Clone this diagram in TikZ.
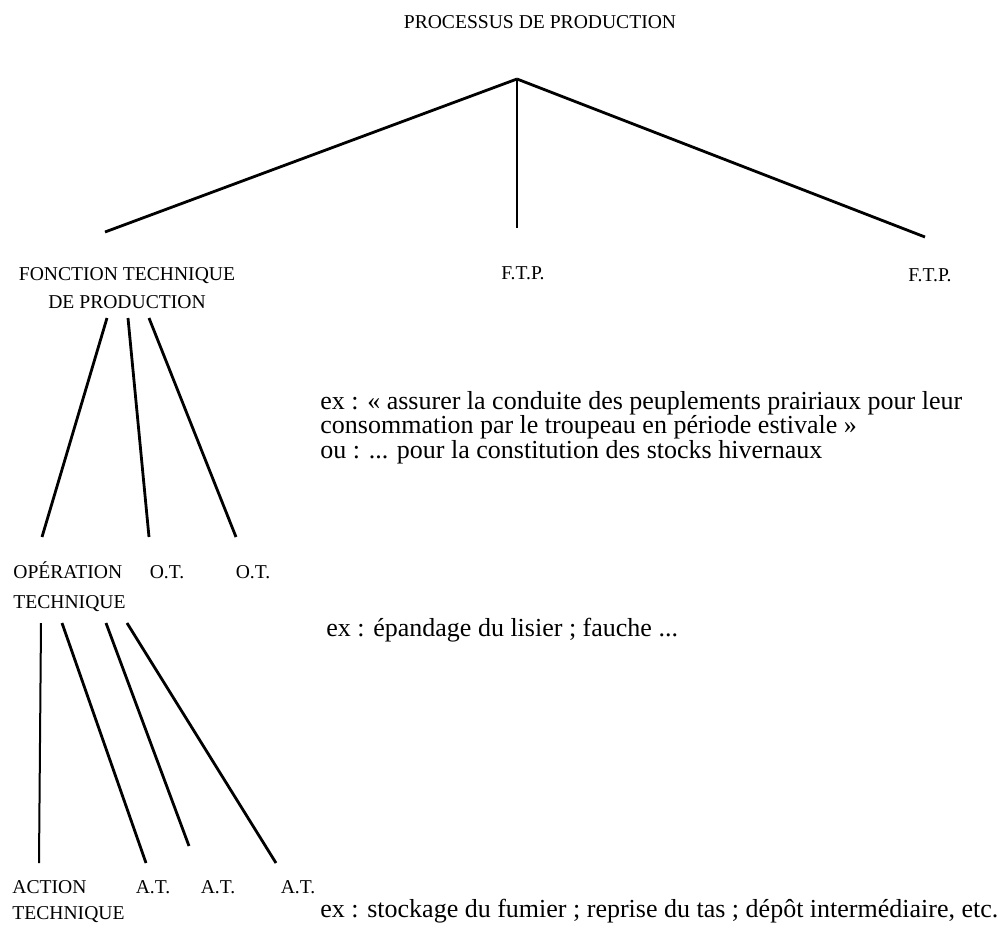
\documentclass[tikz,border=0pt]{standalone}
\usepackage{fontspec}
\setmainfont{Liberation Serif}

\begin{document}
\begin{tikzpicture}[
  x = 0.5pt, y = -0.5pt,
  every node/.style = {inner sep=0pt, anchor=base, font=\fontsize{9.8}{14}\selectfont},
  branch/.style     = {draw, line width=1.4pt},
  thinbranch/.style = {draw, line width=1pt},
  example/.style    = {anchor=base west, align=left, font=\fontsize{13}{12.2}\selectfont},
]
\useasboundingbox (0,0) rectangle (1002,928);

% level 0
\node (pp) at (540, 28) {PROCESSUS DE PRODUCTION};
\coordinate (top) at (517, 79);
% level 1
\node[align=center] (ftp) at (127, 308) {FONCTION TECHNIQUE\\DE PRODUCTION};
\node (ftp2) at (523, 279) {F.T.P.};
\node (ftp3) at (930, 281) {F.T.P.};
\coordinate (f1) at (105, 232);
\coordinate (f2) at (517, 228);
\coordinate (f3) at (925, 237);
\coordinate (g1) at (107, 318);
\coordinate (g2) at (128, 318);
\coordinate (g3) at (149, 318);
% level 2
\node[anchor=base west, align=left, font=\fontsize{9.8}{15}\selectfont] (ot) at (13, 608) {OPÉRATION\\TECHNIQUE};
\node (ot2) at (167, 578) {O.T.};
\node (ot3) at (253, 578) {O.T.};
\coordinate (o1) at (42, 537);
\coordinate (o2) at (149, 537);
\coordinate (o3) at (236, 537);
\coordinate (p1) at (41, 623);
\coordinate (p2) at (62, 623);
\coordinate (p3) at (106, 623);
\coordinate (p4) at (127, 623);
% level 3
\node[anchor=base west, align=left, font=\fontsize{9.8}{13}\selectfont] (at) at (12, 919) {ACTION\\TECHNIQUE};
\node (at2) at (153, 893) {A.T.};
\node (at3) at (218, 893) {A.T.};
\node (at4) at (298, 893) {A.T.};
\coordinate (a1) at (39, 863);
\coordinate (a2) at (146, 863);
\coordinate (a3) at (189, 846);
\coordinate (a4) at (276, 863);

% examples
\node[example] (ex1) at (320, 458) {ex : « assurer la conduite des peuplements prairiaux pour leur\\
  consommation par le troupeau en période estivale »\\
  ou : ... pour la constitution des stocks hivernaux};
\node[example] (ex2) at (326, 636) {ex : épandage du lisier ; fauche ...};
\node[example] (ex3) at (320, 917) {ex : stockage du fumier ; reprise du tas ; dépôt intermédiaire, etc.};

\foreach \p/\c in {top/f1, top/f2, top/f3,
                   g1/o1, g2/o2, g3/o3,
                   p2/a2, p3/a3, p4/a4}
  \draw[branch] (\p) -- (\c);
\draw[thinbranch] (p1) -- (a1);

\end{tikzpicture}
\end{document}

※

From the first line of the material down to the line containing "(0,0) rectangle (1002,928);", inclusive, return each line exactly, skipping any picture.

Written answer:
Clone this diagram in TikZ.
\documentclass[tikz,border=0pt]{standalone}
\usepackage{fontspec}
\setmainfont{Liberation Serif}

\begin{document}
\begin{tikzpicture}[
  x = 0.5pt, y = -0.5pt,
  every node/.style = {inner sep=0pt, anchor=base, font=\fontsize{9.8}{14}\selectfont},
  branch/.style     = {draw, line width=1.4pt},
  thinbranch/.style = {draw, line width=1pt},
  example/.style    = {anchor=base west, align=left, font=\fontsize{13}{12.2}\selectfont},
]
\useasboundingbox (0,0) rectangle (1002,928);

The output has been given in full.